Facebook has banned a large group called "Stop the Steal" that Donald Trump supporters were using to organise protests against the presidential vote count.
Some members had called for violence, while many falsely claimed that Democrats are "stealing" the election from Republicans.
Though the group amassed more than 350,000 members before Facebook took it down, it was just one of several smaller groups that popped up as vote counting extended for days in several battleground states.
Inside the groups, members and organisers tried to ensure they would get around Facebook's moderators and "trolls" who might report or mock them.
"In line with the exceptional measures that we are taking during this period of heightened tension, we have removed the Group 'Stop the Steal,' which was creating real-world events," Facebook said in a statement.
"The group was organised around the delegitimisation of the election process, and we saw worrying calls for violence from some members of the group."
Facebook said it will continue to watch for activity that violates its rules and will take action if it does. As of Thursday afternoon, a copycat "Stop the Steal" group was growing steadily, nearing 13,000 members, and others were easily searchable on Facebook.
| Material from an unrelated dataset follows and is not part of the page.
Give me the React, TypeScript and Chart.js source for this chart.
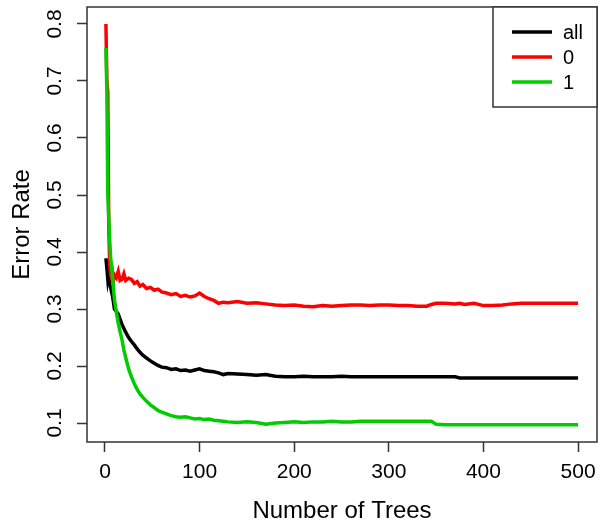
import React, { useEffect, useRef } from "react";
import { Chart, registerables } from "chart.js";

Chart.register(...registerables);

const trees = [
  1, 2, 3, 4, 5, 6, 7, 8, 9, 10,
  12, 14, 16, 18, 20, 22, 25, 28, 31, 34,
  37, 40, 44, 48, 52, 56, 60, 65, 70, 75,
  80, 85, 90, 95, 100, 105, 110, 115, 120, 125,
  130, 140, 150, 160, 170, 180, 190, 200, 210, 220,
  230, 240, 250, 260, 270, 280, 290, 300, 310, 320,
  330, 340, 345, 350, 360, 370, 375, 380, 390, 400,
  410, 420, 430, 440, 450, 460, 470, 480, 490, 500,
];

const errAll = [
  0.389, 0.372, 0.352, 0.362, 0.345, 0.338, 0.330, 0.322, 0.312, 0.300,
  0.296, 0.291, 0.282, 0.273, 0.266, 0.259, 0.250, 0.243, 0.237, 0.230,
  0.224, 0.219, 0.214, 0.209, 0.205, 0.201, 0.198, 0.197, 0.194, 0.195,
  0.192, 0.193, 0.191, 0.193, 0.195, 0.192, 0.191, 0.190, 0.188, 0.185,
  0.187, 0.186, 0.185, 0.184, 0.185, 0.182, 0.181, 0.181, 0.182, 0.181,
  0.181, 0.181, 0.182, 0.181, 0.181, 0.181, 0.181, 0.181, 0.181, 0.181,
  0.181, 0.181, 0.181, 0.181, 0.181, 0.181, 0.179, 0.179, 0.179, 0.179,
  0.179, 0.179, 0.179, 0.179, 0.179, 0.179, 0.179, 0.179, 0.179, 0.179,
];

const err0 = [
  0.800, 0.700, 0.680, 0.443, 0.380, 0.360, 0.355, 0.363, 0.350, 0.360,
  0.355, 0.366, 0.350, 0.352, 0.362, 0.350, 0.354, 0.352, 0.345, 0.348,
  0.340, 0.343, 0.336, 0.338, 0.333, 0.335, 0.330, 0.328, 0.325, 0.327,
  0.322, 0.324, 0.321, 0.323, 0.328, 0.322, 0.318, 0.315, 0.310, 0.312,
  0.311, 0.313, 0.310, 0.311, 0.309, 0.307, 0.306, 0.307, 0.305, 0.304,
  0.306, 0.305, 0.306, 0.307, 0.307, 0.306, 0.307, 0.307, 0.306, 0.306,
  0.305, 0.305, 0.308, 0.310, 0.310, 0.309, 0.310, 0.308, 0.310, 0.306,
  0.306, 0.307, 0.309, 0.310, 0.310, 0.310, 0.310, 0.310, 0.310, 0.310,
];

const err1 = [
  0.758, 0.680, 0.500, 0.460, 0.420, 0.390, 0.374, 0.355, 0.335, 0.316,
  0.295, 0.275, 0.260, 0.246, 0.228, 0.214, 0.195, 0.181, 0.169, 0.159,
  0.151, 0.145, 0.138, 0.132, 0.127, 0.122, 0.119, 0.116, 0.113, 0.111,
  0.110, 0.111, 0.109, 0.107, 0.108, 0.106, 0.107, 0.105, 0.104, 0.103,
  0.102, 0.101, 0.102, 0.101, 0.098, 0.100, 0.101, 0.102, 0.101, 0.102,
  0.102, 0.103, 0.102, 0.102, 0.103, 0.103, 0.103, 0.103, 0.103, 0.103,
  0.103, 0.103, 0.103, 0.098, 0.097, 0.097, 0.097, 0.097, 0.097, 0.097,
  0.097, 0.097, 0.097, 0.097, 0.097, 0.097, 0.097, 0.097, 0.097, 0.097,
];

const seriesNames = ["all", "0", "1"];
const seriesColors = ["#000000", "#ff0000", "#00cc00"];
const xTicks = [0, 100, 200, 300, 400, 500];
const yTicks = [0.1, 0.2, 0.3, 0.4, 0.5, 0.6, 0.7, 0.8];

const FONT = "'Liberation Sans', Arial, sans-serif";
const AXIS_COLOR = "#333333";

const boxPlugin = {
  id: "rbox",
  afterDraw(chart: any) {
    const { ctx, chartArea } = chart;
    ctx.save();
    ctx.strokeStyle = AXIS_COLOR;
    ctx.lineWidth = 1.5;
    ctx.strokeRect(chartArea.left, chartArea.top, chartArea.right - chartArea.left, chartArea.bottom - chartArea.top);
    // legend box (R style, top-right)
    const lw = 104;
    const lh = 100;
    const lx = chartArea.right - lw;
    const ly = chartArea.top;
    ctx.fillStyle = "#ffffff";
    ctx.fillRect(lx, ly, lw, lh);
    ctx.strokeRect(lx, ly, lw, lh);
    ctx.font = `20px ${FONT}`;
    ctx.textBaseline = "middle";
    ctx.textAlign = "left";
    seriesNames.forEach((name, i) => {
      const y = ly + 25 + i * 25;
      ctx.strokeStyle = seriesColors[i];
      ctx.lineWidth = 3.5;
      ctx.beginPath();
      ctx.moveTo(lx + 19, y);
      ctx.lineTo(lx + 59, y);
      ctx.stroke();
      ctx.fillStyle = "#000000";
      ctx.fillText(name, lx + 70, y + 1);
    });
    ctx.restore();
  },
};

export default function App() {
  const ref = useRef<HTMLCanvasElement>(null);
  useEffect(() => {
    if (!ref.current) return;
    const seriesValues = [errAll, err0, err1];
    const chart = new Chart(ref.current, {
      type: "line",
      data: {
        datasets: seriesValues.map((vals, i) => ({
          label: seriesNames[i],
          data: trees.map((t, j) => ({ x: t, y: vals[j] })),
          borderColor: seriesColors[i],
          borderWidth: 3.5,
          pointRadius: 0,
          tension: 0,
          fill: false,
          order: 3 - i,
        })),
      },
      options: {
        responsive: false,
        animation: false,
        events: [],
        layout: { padding: { left: 0, top: 7, right: 7, bottom: 0 } },
        plugins: { legend: { display: false }, tooltip: { enabled: false } },
        scales: {
          x: {
            type: "linear",
            min: -19,
            max: 520,
            afterBuildTicks: (s: any) => {
              s.ticks = xTicks.map((v) => ({ value: v }));
            },
            afterFit: (s: any) => {
              s.height = 85;
              s.paddingLeft = 0;
              s.paddingRight = 0;
            },
            grid: { drawOnChartArea: false, drawTicks: true, tickLength: 10, tickWidth: 1.5, tickColor: AXIS_COLOR },
            border: { display: false },
            ticks: {
              padding: 8,
              maxRotation: 0,
              color: "#000",
              font: { family: FONT, size: 21 },
              callback: (v: any) => String(v),
            },
            title: {
              display: true,
              text: "Number of Trees",
              color: "#000",
              font: { family: FONT, size: 24 },
              padding: { top: 0, bottom: 1 },
            },
          },
          y: {
            type: "linear",
            min: 0.0667,
            max: 0.8298,
            afterBuildTicks: (s: any) => {
              s.ticks = yTicks.map((v) => ({ value: v }));
            },
            afterFit: (s: any) => {
              s.width = 87;
              s.paddingTop = 0;
              s.paddingBottom = 0;
            },
            grid: { drawOnChartArea: false, drawTicks: true, tickLength: 10, tickWidth: 1.5, tickColor: AXIS_COLOR },
            border: { display: false },
            ticks: {
              padding: 7,
              minRotation: 90,
              maxRotation: 90,
              crossAlign: "center",
              color: "#000",
              font: { family: FONT, size: 21 },
              callback: (v: any) => Number(v).toFixed(1),
            },
            title: {
              display: true,
              text: "Error Rate",
              color: "#000",
              font: { family: FONT, size: 24 },
              padding: { top: 8, bottom: 0 },
            },
          },
        },
      },
      plugins: [boxPlugin],
    });
    return () => chart.destroy();
  }, []);
  return (
    <div style={{ position: "fixed", left: 0, top: 0, width: 604, height: 527, background: "#fff" }}>
      <canvas ref={ref} width={604} height={527} style={{ display: "block" }} />
    </div>
  );
}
Inside the groups, members posted baseless claims of voter fraud and organised protests. Calls for violence were not immediately apparent, although the Centre for Countering Digital Hate shared a screenshot of one post in the now-banned group that read "Neither side is going to concede. Time to clean the guns, time to hit the streets."
In the new group, administrators - who create and moderate groups on Facebook, cautioned people to keep posts civil and vent frustrations without making threats.
They scrupulously warned members that they will remove anything that calls for violence, and said they were making plans to move the group to other, less-moderated platforms.
Imran Ahmed, CEO of the Centre for Countering Digital Hate, which pressured Facebook to take down the group, said while it's true that all this seems like a game of whack-a-mole, the moles are slowly learning their lesson.
"By taking out the largest one, it sent a message to others," he said.